Pour son passage derrière la caméra, la comédienne Céline Sallette a choisi de s’atteler à un portrait de la plasticienne Niki de Saint Phalle. La vie de l’artiste franco-américaine, la réalisatrice l’envisage sur une dizaine d’années à compter de 1952 lorsque, quittant les Etats-Unis et un environnement étouffant, Niki Matthews (Charlotte Le Bon) s’installe à Paris avec mari et enfant. Mannequin puis actrice, la jeune femme se révèle aussi angoissée qu’instable, hantée qu’elle est par les réminiscences de l’inceste que lui avait fait subir son père. Un traumatisme à l’origine d’une dépression profonde qui lui vaut d’être internée dans un asile psychiatrique, contexte improbable dans lequel elle va découvrir les vertus cathartiques de la création et de l’art. Pour s’y jeter à corps perdu, en prélude à un parcours libérateur qui la verra, au contact notamment du sculpteur suisse Jean Tinguely (Damien Bonnard), s’affranchir de carcans esthétiques, familiaux et patriarcaux, et se réinventer en Niki de Saint Phalle.

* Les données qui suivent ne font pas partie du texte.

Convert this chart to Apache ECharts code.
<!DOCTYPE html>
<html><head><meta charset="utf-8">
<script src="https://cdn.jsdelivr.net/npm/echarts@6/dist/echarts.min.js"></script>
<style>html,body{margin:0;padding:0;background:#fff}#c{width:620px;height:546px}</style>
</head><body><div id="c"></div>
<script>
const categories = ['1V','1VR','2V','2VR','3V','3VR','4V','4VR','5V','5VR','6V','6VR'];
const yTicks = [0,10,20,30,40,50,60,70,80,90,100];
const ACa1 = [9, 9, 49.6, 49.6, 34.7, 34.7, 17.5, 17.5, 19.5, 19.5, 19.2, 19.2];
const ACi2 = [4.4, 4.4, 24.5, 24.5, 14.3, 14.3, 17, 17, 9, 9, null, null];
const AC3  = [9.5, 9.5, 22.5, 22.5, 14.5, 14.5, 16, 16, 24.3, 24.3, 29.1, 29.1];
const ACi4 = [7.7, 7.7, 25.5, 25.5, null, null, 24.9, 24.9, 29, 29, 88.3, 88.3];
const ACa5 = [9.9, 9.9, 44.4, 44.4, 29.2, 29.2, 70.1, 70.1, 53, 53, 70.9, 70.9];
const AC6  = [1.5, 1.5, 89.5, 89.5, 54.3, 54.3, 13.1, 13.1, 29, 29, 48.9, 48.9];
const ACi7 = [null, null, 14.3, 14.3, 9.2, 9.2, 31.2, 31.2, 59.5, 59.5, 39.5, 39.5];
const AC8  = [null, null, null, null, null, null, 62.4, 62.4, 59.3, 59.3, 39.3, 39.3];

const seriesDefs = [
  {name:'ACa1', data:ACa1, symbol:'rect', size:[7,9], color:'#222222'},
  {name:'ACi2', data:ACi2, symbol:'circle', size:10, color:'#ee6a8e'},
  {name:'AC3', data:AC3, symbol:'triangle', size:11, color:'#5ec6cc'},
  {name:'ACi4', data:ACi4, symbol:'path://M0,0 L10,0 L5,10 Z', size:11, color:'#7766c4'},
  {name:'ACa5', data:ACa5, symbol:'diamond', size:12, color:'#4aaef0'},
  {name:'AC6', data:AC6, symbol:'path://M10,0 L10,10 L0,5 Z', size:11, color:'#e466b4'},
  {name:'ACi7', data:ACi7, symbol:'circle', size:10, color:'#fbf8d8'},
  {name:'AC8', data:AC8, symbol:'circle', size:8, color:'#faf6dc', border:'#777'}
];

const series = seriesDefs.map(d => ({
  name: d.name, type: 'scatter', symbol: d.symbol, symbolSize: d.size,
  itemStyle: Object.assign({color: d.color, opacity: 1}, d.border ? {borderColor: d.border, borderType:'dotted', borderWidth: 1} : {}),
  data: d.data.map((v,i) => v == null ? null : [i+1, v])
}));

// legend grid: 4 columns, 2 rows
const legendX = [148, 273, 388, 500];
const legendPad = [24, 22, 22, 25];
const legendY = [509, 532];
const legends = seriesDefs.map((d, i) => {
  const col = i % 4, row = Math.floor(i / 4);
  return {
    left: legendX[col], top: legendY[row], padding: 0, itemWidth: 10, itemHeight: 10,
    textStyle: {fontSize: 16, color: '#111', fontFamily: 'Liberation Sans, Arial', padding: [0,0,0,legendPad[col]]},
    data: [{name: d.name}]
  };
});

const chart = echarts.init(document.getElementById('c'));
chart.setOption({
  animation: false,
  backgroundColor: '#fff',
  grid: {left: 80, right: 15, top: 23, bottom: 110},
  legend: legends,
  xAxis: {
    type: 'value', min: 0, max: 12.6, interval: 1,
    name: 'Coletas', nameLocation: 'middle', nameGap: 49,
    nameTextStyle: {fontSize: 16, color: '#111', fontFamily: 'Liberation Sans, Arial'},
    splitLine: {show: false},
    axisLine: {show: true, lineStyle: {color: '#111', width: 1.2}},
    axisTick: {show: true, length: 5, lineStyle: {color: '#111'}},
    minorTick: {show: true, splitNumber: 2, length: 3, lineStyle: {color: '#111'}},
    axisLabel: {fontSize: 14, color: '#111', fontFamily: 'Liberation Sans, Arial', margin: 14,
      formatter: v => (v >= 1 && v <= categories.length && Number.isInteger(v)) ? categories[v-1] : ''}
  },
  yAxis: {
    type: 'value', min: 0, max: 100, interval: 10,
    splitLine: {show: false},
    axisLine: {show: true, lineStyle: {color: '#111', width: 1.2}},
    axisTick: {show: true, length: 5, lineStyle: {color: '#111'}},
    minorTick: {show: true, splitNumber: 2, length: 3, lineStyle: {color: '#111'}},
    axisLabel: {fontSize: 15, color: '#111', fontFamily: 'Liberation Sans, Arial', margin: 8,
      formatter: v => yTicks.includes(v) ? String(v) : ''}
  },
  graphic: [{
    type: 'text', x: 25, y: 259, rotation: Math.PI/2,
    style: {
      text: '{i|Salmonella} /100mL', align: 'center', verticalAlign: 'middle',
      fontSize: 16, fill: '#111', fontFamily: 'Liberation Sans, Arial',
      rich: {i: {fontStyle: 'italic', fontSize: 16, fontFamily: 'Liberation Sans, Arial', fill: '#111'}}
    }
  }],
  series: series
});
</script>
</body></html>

Mieux qu’un biopic classique, Niki est le récit de cette émancipation, « l’histoire avant l’histoire » comme l’explique Céline Sallette. Une perspective qui inspire à la cinéaste débutante un film porté par un esprit frondeur, s’écartant du naturalisme pour toucher à l’essence de son héroïne. Non sans transformer en atout la contrainte objective de n’avoir pu utiliser aucune de ses oeuvres, en s’attachant au geste créatif. S’il ne fait pas l’économie de l’une ou l’autre maladresse, l’essai, parcouru de belles idées de mise en scène, trouve aussi en Charlotte Le Bon l’interprète idéale, sa composition habitée illuminant cette métamorphose.
Niki
Film biographique de Céline Sallette. Avec Charlotte Le Bon, Damien Bonnard, Judith Chemla.